*REQUIREMENTS*.
Every line that contains the word "script" should be copied out.

** Start MATERIAL **

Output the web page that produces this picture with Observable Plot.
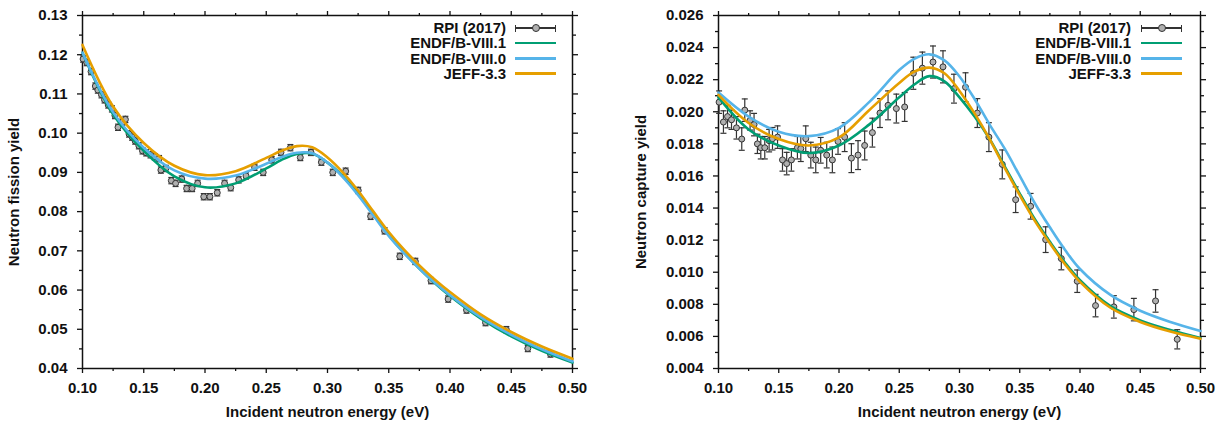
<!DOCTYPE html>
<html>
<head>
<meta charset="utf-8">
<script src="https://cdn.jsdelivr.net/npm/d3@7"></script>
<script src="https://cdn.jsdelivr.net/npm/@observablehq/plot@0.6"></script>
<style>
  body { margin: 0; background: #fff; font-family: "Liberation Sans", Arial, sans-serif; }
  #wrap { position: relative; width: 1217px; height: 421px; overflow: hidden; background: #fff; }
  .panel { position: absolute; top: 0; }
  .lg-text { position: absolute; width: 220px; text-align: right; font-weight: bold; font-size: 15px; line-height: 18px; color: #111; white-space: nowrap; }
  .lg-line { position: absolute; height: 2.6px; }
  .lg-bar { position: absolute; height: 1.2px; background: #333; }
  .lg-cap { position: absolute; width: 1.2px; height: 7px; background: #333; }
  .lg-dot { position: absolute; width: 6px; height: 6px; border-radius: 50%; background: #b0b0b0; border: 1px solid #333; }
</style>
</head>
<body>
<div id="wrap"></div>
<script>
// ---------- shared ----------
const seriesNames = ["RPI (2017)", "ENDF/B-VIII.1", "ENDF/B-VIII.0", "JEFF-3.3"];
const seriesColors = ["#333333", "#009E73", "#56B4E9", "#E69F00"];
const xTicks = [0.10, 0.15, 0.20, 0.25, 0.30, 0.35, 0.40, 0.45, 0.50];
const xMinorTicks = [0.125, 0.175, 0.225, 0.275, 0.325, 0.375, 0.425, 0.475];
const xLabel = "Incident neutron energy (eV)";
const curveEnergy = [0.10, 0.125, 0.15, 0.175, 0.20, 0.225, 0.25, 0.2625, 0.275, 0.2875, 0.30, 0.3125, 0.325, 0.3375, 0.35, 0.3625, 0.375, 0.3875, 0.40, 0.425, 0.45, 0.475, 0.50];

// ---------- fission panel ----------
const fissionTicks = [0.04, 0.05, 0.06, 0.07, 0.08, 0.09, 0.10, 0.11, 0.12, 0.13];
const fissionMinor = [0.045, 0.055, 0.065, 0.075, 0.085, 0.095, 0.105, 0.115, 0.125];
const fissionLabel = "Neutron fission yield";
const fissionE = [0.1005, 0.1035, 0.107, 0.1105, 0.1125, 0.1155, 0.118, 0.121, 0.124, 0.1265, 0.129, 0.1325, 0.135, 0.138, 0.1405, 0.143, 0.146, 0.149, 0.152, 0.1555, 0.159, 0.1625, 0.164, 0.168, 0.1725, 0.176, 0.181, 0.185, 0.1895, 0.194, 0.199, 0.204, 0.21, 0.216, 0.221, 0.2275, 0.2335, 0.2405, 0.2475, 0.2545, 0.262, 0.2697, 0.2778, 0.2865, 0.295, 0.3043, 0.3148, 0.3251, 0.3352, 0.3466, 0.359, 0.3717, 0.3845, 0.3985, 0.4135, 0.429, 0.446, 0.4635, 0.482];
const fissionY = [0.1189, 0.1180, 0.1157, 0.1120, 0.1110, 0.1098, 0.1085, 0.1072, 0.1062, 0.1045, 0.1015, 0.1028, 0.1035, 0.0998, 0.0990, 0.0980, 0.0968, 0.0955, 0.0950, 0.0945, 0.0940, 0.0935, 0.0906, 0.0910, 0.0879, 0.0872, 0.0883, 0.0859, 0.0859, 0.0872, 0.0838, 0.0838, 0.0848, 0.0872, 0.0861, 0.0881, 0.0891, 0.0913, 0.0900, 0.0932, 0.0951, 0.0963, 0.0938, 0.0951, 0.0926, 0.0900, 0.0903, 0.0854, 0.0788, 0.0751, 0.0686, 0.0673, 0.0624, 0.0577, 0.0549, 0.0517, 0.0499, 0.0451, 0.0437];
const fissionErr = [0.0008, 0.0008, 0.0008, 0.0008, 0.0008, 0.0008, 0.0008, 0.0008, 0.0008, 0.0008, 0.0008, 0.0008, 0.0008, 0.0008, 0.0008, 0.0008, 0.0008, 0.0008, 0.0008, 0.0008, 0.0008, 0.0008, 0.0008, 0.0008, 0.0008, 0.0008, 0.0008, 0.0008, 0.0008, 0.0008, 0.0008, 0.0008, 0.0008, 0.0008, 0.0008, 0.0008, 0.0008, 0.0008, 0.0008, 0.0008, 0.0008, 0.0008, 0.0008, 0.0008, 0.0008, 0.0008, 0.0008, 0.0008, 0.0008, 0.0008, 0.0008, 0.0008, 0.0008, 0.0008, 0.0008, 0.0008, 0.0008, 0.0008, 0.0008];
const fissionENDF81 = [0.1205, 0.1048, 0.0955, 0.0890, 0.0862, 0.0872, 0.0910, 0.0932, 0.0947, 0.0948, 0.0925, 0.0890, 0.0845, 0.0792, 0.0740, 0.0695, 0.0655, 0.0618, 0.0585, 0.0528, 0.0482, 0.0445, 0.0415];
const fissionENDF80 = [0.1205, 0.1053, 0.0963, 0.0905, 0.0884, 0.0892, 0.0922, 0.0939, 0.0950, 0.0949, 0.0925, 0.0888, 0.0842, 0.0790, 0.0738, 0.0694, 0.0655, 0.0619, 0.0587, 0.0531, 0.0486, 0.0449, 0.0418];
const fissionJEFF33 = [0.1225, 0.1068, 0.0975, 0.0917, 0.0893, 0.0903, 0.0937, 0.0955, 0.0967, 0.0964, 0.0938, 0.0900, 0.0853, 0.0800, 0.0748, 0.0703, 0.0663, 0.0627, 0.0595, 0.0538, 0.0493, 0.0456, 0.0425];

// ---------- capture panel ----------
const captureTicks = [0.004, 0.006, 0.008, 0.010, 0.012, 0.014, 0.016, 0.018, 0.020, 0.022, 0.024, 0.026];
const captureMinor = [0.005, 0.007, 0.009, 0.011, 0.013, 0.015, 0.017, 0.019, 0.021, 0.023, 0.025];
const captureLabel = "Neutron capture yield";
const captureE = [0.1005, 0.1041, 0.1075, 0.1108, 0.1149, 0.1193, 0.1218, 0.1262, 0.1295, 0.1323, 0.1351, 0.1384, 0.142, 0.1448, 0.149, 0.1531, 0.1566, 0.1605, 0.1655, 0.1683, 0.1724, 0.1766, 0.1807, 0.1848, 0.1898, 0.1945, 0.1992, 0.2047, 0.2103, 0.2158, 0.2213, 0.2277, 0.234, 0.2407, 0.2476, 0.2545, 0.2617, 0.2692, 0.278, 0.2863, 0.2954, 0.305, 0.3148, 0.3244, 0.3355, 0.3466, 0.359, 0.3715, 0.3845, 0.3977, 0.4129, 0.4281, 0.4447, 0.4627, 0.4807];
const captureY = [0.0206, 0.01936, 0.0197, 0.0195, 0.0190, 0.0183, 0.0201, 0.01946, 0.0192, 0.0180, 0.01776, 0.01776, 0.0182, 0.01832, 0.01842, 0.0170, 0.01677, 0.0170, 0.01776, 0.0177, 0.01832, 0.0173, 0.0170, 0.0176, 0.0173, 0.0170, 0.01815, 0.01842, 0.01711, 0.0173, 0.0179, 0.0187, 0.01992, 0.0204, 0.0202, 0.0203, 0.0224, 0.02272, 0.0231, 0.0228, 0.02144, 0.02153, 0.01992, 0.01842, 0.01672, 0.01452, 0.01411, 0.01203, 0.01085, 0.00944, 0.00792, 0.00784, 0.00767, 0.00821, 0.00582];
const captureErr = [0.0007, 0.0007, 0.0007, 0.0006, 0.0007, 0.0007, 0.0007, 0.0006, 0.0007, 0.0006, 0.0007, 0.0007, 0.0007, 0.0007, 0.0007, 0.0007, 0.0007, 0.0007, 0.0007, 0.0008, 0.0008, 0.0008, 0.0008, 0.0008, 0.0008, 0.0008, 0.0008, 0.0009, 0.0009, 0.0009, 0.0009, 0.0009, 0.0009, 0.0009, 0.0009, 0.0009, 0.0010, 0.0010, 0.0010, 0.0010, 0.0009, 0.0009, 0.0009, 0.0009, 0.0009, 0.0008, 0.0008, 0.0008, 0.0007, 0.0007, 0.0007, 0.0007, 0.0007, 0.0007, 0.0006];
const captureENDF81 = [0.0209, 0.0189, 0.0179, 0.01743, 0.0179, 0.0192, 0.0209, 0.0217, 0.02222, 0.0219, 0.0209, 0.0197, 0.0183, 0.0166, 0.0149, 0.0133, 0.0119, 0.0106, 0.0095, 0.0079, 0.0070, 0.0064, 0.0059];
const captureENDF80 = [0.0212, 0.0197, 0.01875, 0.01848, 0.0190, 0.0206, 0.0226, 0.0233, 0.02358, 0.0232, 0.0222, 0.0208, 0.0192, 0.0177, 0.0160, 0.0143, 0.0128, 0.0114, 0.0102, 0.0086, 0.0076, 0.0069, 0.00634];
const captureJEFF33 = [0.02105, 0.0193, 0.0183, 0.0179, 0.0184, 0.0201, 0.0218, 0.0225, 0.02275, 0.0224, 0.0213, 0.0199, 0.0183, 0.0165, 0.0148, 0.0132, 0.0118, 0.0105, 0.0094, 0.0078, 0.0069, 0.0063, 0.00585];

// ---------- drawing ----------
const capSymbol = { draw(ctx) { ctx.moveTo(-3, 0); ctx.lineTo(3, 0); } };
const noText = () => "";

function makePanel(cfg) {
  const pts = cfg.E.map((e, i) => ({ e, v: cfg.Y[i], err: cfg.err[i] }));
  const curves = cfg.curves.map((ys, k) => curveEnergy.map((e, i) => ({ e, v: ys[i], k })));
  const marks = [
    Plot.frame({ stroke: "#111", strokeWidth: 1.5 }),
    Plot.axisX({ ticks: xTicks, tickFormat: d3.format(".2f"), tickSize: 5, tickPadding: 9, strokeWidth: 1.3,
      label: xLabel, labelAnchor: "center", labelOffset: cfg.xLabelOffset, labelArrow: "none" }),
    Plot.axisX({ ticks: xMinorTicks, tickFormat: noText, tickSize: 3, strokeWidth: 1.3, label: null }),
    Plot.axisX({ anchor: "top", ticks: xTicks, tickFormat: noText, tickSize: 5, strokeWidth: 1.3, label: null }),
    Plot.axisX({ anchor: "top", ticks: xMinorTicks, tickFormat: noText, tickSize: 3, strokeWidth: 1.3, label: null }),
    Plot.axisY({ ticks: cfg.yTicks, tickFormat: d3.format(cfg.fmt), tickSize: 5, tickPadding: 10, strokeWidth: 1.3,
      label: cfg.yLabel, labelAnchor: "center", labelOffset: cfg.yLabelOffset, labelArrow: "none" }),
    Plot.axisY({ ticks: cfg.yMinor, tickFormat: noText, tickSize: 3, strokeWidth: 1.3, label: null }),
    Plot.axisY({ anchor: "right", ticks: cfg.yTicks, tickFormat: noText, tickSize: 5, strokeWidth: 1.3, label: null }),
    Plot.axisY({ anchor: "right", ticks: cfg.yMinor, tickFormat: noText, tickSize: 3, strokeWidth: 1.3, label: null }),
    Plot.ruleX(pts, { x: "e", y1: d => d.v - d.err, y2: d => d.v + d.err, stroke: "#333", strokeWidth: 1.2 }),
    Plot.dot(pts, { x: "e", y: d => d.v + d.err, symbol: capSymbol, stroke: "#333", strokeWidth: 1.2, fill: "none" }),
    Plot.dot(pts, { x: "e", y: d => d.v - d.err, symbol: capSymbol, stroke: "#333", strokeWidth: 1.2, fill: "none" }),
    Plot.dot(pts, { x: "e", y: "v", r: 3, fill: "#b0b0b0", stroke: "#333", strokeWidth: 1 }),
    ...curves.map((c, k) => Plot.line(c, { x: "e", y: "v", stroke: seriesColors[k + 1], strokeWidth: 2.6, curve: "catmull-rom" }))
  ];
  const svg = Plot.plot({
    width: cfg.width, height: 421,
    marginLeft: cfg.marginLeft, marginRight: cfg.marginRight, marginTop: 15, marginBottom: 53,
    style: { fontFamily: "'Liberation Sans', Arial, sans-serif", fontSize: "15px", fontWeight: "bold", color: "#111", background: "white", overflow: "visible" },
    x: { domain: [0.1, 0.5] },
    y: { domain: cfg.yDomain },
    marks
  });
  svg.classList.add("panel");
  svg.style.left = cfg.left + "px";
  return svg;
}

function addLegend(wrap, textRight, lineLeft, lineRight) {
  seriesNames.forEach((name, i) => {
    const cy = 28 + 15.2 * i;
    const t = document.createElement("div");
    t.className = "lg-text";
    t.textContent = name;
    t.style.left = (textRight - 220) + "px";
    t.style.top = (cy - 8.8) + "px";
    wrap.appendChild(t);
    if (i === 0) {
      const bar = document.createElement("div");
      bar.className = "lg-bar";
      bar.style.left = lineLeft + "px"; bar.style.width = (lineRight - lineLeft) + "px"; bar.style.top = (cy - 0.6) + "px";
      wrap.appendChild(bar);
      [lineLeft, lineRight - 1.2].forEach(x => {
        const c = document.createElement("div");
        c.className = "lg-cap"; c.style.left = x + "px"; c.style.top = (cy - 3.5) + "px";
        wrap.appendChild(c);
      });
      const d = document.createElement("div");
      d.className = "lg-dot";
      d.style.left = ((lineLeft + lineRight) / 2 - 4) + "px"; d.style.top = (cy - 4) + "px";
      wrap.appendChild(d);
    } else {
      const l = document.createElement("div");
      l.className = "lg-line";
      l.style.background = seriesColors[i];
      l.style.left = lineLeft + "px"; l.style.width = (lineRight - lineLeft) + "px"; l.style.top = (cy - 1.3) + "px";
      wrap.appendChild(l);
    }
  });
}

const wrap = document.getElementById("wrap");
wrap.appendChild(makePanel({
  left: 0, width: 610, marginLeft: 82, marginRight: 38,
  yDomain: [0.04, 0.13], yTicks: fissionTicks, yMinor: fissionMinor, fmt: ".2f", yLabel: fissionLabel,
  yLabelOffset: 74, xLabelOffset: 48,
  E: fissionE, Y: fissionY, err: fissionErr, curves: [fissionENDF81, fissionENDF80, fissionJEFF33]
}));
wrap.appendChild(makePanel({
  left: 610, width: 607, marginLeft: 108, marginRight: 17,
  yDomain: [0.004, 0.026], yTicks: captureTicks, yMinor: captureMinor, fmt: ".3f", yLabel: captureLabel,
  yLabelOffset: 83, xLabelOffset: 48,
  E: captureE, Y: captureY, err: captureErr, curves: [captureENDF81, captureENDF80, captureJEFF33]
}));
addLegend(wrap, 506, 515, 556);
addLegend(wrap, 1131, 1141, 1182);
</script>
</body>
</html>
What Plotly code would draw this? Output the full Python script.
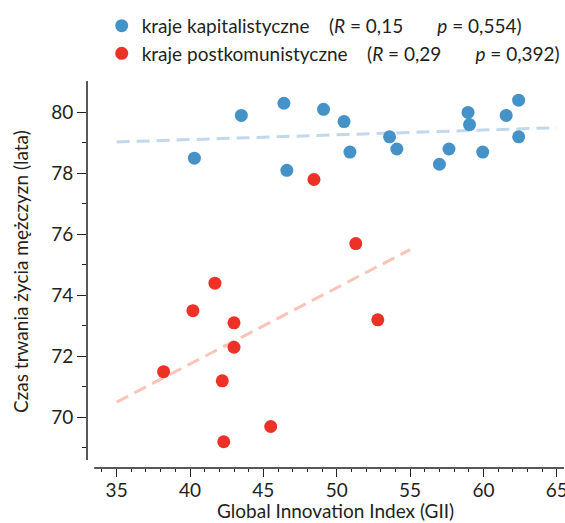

** End MATERIAL **

*SOLUTION TO THIS TASK*.
<script src="https://cdn.jsdelivr.net/npm/d3@7"></script>
<script src="https://cdn.jsdelivr.net/npm/@observablehq/plot@0.6"></script>
<script>
</script>
What Plotly code would draw this? Output the full Python script.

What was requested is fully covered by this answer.